Most of the new deposits went to medium-duration bonds: the bank’s hold-to-maturity assets expanded seven times in this period, from $13 billion to over $90 billion. Some deposits also went to short-duration bonds, with an average yield of only 1.79 percent. Once interest rates began to rise, these short-term instruments had to be marked to market, and they showed an impairment of $1.8 billion were they to be sold.
The bank could have ridden this out, but rising interest rates also led many startups to weaken, as their VCs turned off the equity spiggots. Startups began pulling deposits to pay salaries and rent. The interest-rate hikes that began in late 2021 hurt SVB’s liability side (deposits) as well as its asset side (short-term bonds).
As the Fed was beginning to raise interest rates, SVB’s management appears to have been in turmoil. Its longstanding chief risk officer, Laura Izurieto, left in April 2022 and no replacement was made until January 2023. As interest rates continued to undermine the value of SVB’s assets, the company had no one in charge of managing its risks. Meanwhile, filings at the Securities and Exchange Commission show many SVB top executives have scrambled to cash in options or sell shares over the past year.
Botched response
This led to a botched effort to protect the bank’s finances. The bank decided to sell some of its liquid securities (those marked “available for sale”) and accept the loss, in order to pivot into short-duration bonds with a higher yield. Along with this, the bank initiated a $2.25 billion capital raise, with credible investors such as General Atlantic participating.

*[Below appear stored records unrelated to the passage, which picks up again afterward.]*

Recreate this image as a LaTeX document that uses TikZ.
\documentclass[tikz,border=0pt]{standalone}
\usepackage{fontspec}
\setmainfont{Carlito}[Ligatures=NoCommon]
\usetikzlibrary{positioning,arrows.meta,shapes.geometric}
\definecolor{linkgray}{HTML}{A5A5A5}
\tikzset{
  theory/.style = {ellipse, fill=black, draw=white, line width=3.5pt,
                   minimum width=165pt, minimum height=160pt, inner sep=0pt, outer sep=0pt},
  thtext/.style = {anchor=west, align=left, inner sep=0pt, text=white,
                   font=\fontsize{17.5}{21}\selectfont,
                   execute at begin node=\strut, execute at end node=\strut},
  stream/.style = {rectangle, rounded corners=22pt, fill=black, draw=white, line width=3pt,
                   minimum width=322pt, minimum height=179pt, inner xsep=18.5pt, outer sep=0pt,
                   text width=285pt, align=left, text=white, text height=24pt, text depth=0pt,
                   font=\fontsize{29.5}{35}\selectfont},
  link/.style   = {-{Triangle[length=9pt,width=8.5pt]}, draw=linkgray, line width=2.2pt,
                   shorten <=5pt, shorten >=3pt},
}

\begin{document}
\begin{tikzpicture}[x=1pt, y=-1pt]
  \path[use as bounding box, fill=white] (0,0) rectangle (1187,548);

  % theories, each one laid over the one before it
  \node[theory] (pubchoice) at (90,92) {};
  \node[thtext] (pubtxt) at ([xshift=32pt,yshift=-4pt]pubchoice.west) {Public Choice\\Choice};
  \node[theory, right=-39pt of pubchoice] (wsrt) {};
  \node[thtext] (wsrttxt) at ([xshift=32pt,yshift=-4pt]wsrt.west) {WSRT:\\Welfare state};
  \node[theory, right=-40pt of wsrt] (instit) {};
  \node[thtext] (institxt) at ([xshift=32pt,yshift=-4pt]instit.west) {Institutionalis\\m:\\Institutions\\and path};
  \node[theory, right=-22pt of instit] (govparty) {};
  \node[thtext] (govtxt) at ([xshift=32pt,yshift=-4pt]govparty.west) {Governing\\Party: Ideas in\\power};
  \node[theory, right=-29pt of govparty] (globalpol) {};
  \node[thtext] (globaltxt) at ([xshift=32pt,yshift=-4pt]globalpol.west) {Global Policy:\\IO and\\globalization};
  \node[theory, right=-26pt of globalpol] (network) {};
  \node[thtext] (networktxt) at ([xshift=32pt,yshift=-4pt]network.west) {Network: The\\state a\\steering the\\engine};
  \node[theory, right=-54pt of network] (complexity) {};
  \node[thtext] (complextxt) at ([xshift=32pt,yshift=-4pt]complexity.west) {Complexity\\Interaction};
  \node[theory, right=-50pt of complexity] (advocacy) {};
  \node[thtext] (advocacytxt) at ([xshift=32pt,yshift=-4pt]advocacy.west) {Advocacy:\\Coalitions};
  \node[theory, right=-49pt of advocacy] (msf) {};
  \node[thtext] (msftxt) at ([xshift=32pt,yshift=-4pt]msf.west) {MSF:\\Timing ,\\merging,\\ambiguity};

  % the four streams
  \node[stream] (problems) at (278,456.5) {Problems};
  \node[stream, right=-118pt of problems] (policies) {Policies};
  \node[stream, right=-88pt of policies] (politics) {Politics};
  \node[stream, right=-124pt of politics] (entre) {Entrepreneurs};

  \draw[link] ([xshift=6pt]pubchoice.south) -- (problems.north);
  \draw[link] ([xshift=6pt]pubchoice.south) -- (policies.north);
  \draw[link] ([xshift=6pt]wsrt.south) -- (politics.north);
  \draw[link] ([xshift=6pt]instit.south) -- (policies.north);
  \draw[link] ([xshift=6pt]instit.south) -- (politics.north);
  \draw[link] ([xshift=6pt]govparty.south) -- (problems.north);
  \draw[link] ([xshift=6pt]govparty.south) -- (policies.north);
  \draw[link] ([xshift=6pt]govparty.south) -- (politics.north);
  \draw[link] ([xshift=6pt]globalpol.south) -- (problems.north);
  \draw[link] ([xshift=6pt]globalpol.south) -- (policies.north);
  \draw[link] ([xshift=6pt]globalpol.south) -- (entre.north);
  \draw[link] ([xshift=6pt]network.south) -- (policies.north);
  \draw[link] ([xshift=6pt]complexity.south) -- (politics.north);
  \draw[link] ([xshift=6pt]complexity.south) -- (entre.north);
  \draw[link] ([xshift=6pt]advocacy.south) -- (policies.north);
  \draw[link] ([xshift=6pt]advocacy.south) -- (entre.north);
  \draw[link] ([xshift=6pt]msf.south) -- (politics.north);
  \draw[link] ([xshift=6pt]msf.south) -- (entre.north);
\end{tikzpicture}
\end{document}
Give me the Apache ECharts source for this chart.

But this news was badly communicated, and the tightly knit VC community panicked. SVB’s announcement of the raise didn’t explain why it was doing this. It informed regulators and bank analysts but didn’t communicate with its customers. By the time SVB got around to doing so, Silvergate Bank, a US bank focused on banking crypto-industry companies, was collapsing. By the time SVB CEO Greg Becker implored VCs and startups to “stay calm”, it was too late. Peter Thiel’s Founder Fund was among those recommending its startups pull their money out. On Friday, customers withdrew $42 billion of deposits.
Startups were caught in a bind. They knew that abandoning the bank was likely to kill it. But they didn’t dare risk losing their money. The Federal Reserve, US Treasury and FDIC jointly announced on Sunday they would ensure all deposits are paid in full, but this is too late to save the bank, which went into receivership.
No substitute
Had those deposits not been guaranteed, the damage to startups and the US innovation economy would have been massive. SVB banked 40,000 tech companies, representing the cream of US and global entrepreneurs. Many would have been wiped out.

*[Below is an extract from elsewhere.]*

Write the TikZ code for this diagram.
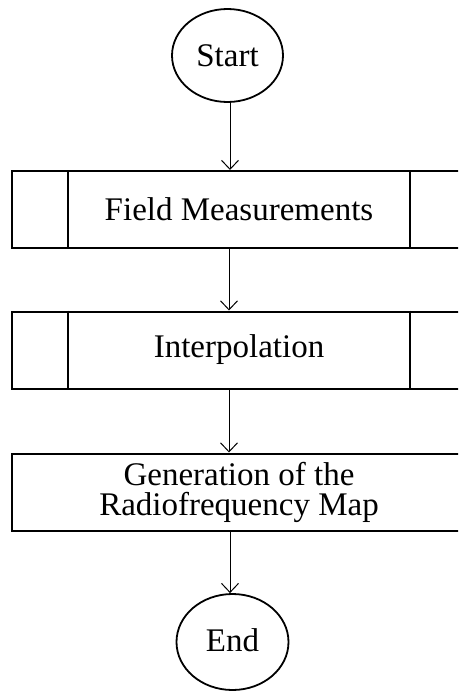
\documentclass[tikz,border=0pt]{standalone}
\usepackage{fontspec}
\setmainfont{Liberation Serif}
\usetikzlibrary{shapes.geometric,arrows.meta}
\tikzset{
  term/.style={draw, ellipse, line width=1.8pt, inner sep=0pt, minimum width=111pt, minimum height=93pt},
  procbox/.style={draw, rectangle, line width=2pt, inner sep=0pt, minimum width=454pt, minimum height=77pt, align=center},
  arr/.style={line width=1pt, -{Straight Barb[length=9pt,width=17pt]}},
  sideline/.style={line width=2pt}
}
\begin{document}
\begin{tikzpicture}[x=1pt,y=-1pt,font=\fontsize{33}{30}\selectfont]
\clip (0,0) rectangle (458,691);
\node[term] (start) at (227.5,55.5) {Start};
\node[procbox] (f1) at (239,209.5) {\raisebox{-6.5pt}{Field Measurements}};
\node[procbox] (f2) at (239,350) {\raisebox{-10.5pt}{Interpolation}};
\node[procbox] (f3) at (239,492) {Generation of the\\Radiofrequency Map};
\node[term, minimum width=112pt, minimum height=96pt] (end) at (232.5,642) {\raisebox{4pt}{End}};
\draw[sideline] ([xshift=57pt]f1.north west) -- ([xshift=57pt]f1.south west);
\draw[sideline] ([xshift=-57pt]f1.north east) -- ([xshift=-57pt]f1.south east);
\draw[sideline] ([xshift=57pt]f2.north west) -- ([xshift=57pt]f2.south west);
\draw[sideline] ([xshift=-57pt]f2.north east) -- ([xshift=-57pt]f2.south east);
\draw[arr] ([xshift=2.5pt]start.south) -- ([xshift=-9pt]f1.north);
\draw[arr] ([xshift=-10pt]f1.south) -- ([xshift=-10pt]f2.north);
\draw[arr] ([xshift=-10pt]f2.south) -- ([xshift=-10pt]f3.north);
\draw[arr] ([xshift=-9pt]f3.south) -- ([xshift=-2.5pt]end.north);
\end{tikzpicture}
\end{document}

These companies can now live to fight on. But they will need banks. Some may struggle to get a new one, particularly those companies based overseas. In this environment of rising rates, the big commercial banks like J.P. Morgan, Citi and Bank of America may not be keen to aggressively bank VCs and startups without an obvious channel for their own lending. Nor are they going to help startups network with important people on Wall Street.

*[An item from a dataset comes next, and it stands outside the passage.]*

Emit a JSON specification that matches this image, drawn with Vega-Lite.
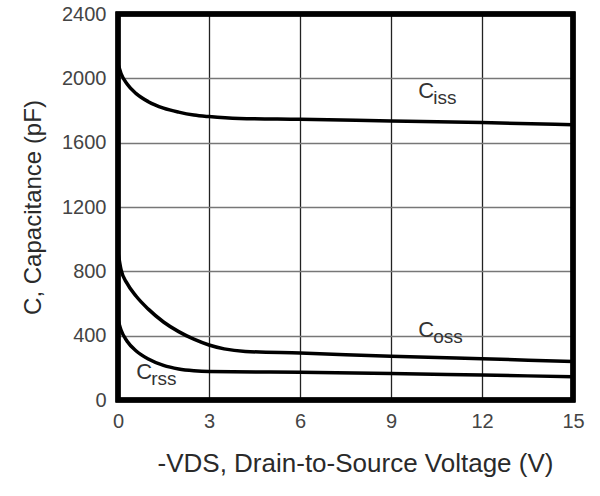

Moreover, the risks of venture lending haven’t changed. Commercial banks are not good at assessing startup risks. SVB managed that risk via concentration, making sure it was too big to screw over. In turn it provided convenience and services to startups, founders, and VCs that they may not find elsewhere.
The result is likely to be a move away from concentration. VCs will counsel their portfolio companies to open multiple bank accounts. That means costs and time for startups. But these new banks won’t have a network to help startups go IPO or do an M&A deal. The concentration that ultimately made SVB fail was intrinsic to its value proposition. As the techies like to say, it was a feature, not a bug.